David Epstein’s departure as the Prime Minister’s Chief of Staff will probably allow him to see his family properly for the first time since mid-2007.
“My wife and children have supported [me] through thick and thin,” he told colleagues in his email announcing his departure last Friday, “but I think it might be the last time they willingly let me say I am just going off to Canberra for a short time to work on an election campaign.”
While there are suggestions now is not the time for instability in the Prime Minister’s Office, observers think the ascension of Alister Jordan to Rudd’s CoS merely confirms the de facto power structure in there anyway. It also further Ruddifies the PMO, which now more than ever reflects the Rudd inner sanctum — and Rudd’s control freakery.

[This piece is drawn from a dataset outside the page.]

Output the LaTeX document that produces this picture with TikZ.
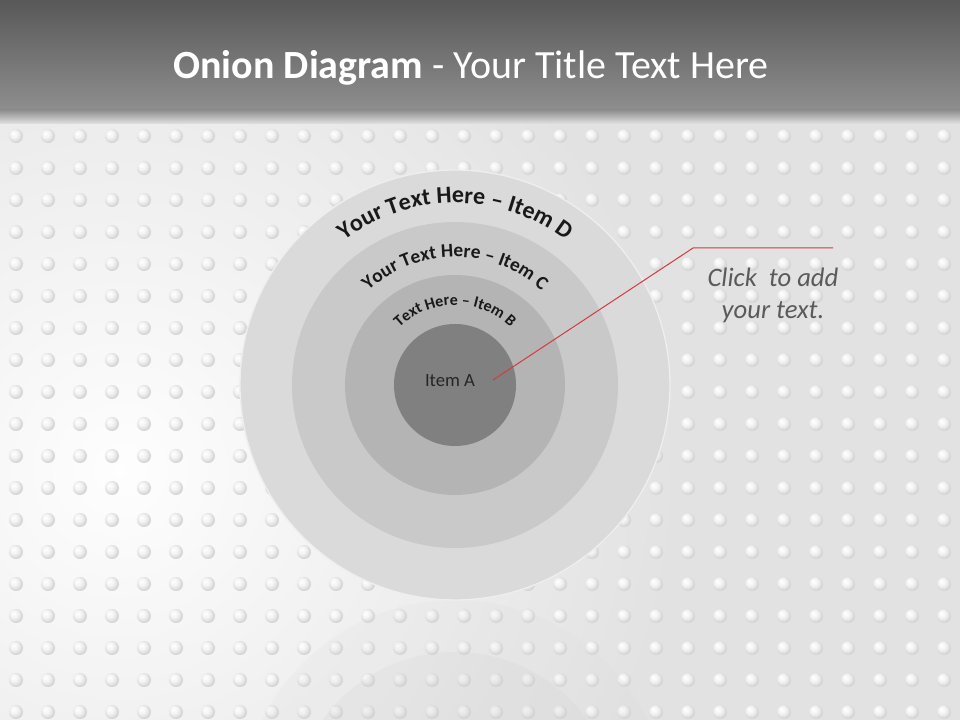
\documentclass[tikz,border=0pt]{standalone}
\usepackage{fontspec}
\setmainfont{Carlito}
\usetikzlibrary{decorations.text}

\definecolor{bgGray}{RGB}{226,226,226}
\definecolor{barTop}{RGB}{88,88,88}
\definecolor{barBottom}{RGB}{142,142,142}
\definecolor{ringD}{RGB}{218,218,218}
\definecolor{ringC}{RGB}{201,201,201}
\definecolor{ringB}{RGB}{180,180,180}
\definecolor{ringA}{RGB}{128,128,128}
\definecolor{calloutRed}{RGB}{214,58,64}
\definecolor{noteGray}{RGB}{90,90,90}

\pgfdeclareradialshading{dotball}{\pgfpoint{-10bp}{10bp}}{color(0bp)=(white); color(14bp)=(white!95!black); color(34bp)=(white!76!black); color(50bp)=(white!80!black)}

\begin{document}
\begin{tikzpicture}[x=0.75pt,y=0.75pt,
    ring/.style={circle,inner sep=0pt,draw=none},
    curved/.style={decorate,decoration={text along path,text align=center,text color=black!90}}]

\useasboundingbox (0,0) rectangle (960,720);

% Background
\fill[bgGray] (0,0) rectangle (960,720);
\shade[inner color=white!96!bgGray, outer color=bgGray] (120,250) circle (560);

% Dots
\foreach \i in {0,...,29}
  \foreach \j in {0,...,18}
    \shade[shading=dotball] (16+32*\i,584-32*\j) circle (7);

% Title bar
\shade[top color=barTop, bottom color=barBottom] (0,610) rectangle (960,720);
\shade[top color=barBottom, bottom color=bgGray] (0,596) rectangle (960,610);
\node[text=white, font=\fontsize{30}{36}\selectfont] (title) at (471,652)
  {\textbf{Onion Diagram} - Your Title Text Here};

% Reflection
\begin{scope}[opacity=0.15]
\fill[ringD] (455,-95) circle (215);
\fill[ringC] (455,-95) circle (163);
\end{scope}

% Rings
\node[ring, fill=ringD, draw=white!55!ringD, line width=1pt, minimum size=322.5pt] (itemD) at (455,335) {};
\node[ring, fill=ringC, minimum size=244.5pt] (itemC) at (455,335) {};
\node[ring, fill=ringB, minimum size=165pt] (itemB) at (455,335) {};
\node[ring, fill=ringA, minimum size=91.5pt] (itemA) at (455,335) {};
\node[text=black!85, font=\fontsize{14}{16}\selectfont] (labelA) at (450,339) {Item A};

% Ring labels
\path[curved, decoration={text={|\fontsize{18}{21}\bfseries\selectfont|Your Text Here – Item D}}]
  (itemD.center) ++(180:182) arc (180:0:182);
\path[curved, decoration={text={|\fontsize{14.5}{17}\bfseries\selectfont|Your Text Here – Item C}}]
  (itemC.center) ++(180:128) arc (180:0:128);
\path[curved, decoration={text={|\fontsize{12}{14}\bfseries\selectfont|Text Here – Item B}}]
  (itemB.center) ++(180:80) arc (180:0:80);

% Callout
\node[font=\itshape\fontsize{20}{24}\selectfont, text=noteGray, align=center] (note) at (773,425)
  {Click\ \ to add\\your text.};
\coordinate (tip) at (493,340);
\coordinate (elbow) at (693,472);
\coordinate (lineEnd) at (833,472);
\draw[calloutRed, line width=0.75pt] (tip) -- (elbow) -- (lineEnd);
\end{tikzpicture}
\end{document}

Some external balance will be provided by David Fredericks, the new deputy chief of staff, who moves from arguably the toughest staff job outside the Government’s leadership group — CoS to Climate Change Minister Penny Wong. Fredericks was Beazley’s CoS when the latter was leader and had also worked for Bob McMullan. He took time off after Rudd replaced Beazley but returned after the election to take on the job of working with Wong on emissions trading and water which, until recent weeks, were two of the biggest issues in the Government’s first term.
Even so, don’t expect Rudd’s office to deviate from the hardball approach that has characterised their approach to bipartisanship. Brendan Nelson’s office was repeatedly rebuffed by the PMO in its attempts to pursue a bipartisan course on indigenous issues. Greg Hunt’s office struggled to even get the same briefing on the Government’s Green Paper as that given to the press and industry back in July, let alone any genuine dialogue with the Government on the supposedly critical issue of an ETS.
Tony Wright in The Age today suggests Turnbull is getting the same treatment, even if you suspect some of Turnbull’s calls for bipartisanship result from his fear of being marginalised politically by the financial crisis. But no issue is beyond politicking for Rudd’s office and Turnbull will probably get the same short shrift that Nelson got.
From one end of the Parliamentary spectrum to the other, some of Steve Fielding’s problems — he copped a pasting from Dennis Shanahan today — are blamed by other parties on the poor quality of his staff. While Nick Xenophon has been playing the balance of power game for years and the Greens received a resources boost from their shift to party status, Fielding has no natural pool of party talent to draw on for staff and limited numbers he can employ anyway. It’s a tough ask for independent senators to attract experienced staff — the hours and travel are difficult, the pay, even with a $12K+ overtime allowance, is none too flash and there’s no prospect of government to keep good people in the game.
Even so, after copping it for declaring that economic conditions were sufficiently bad that he felt the need to back the Government’s budget measures, Fielding might be wondering what he has to do to get some respect at a time when bipartisanship is supposedly the new black in post-meltdown politics.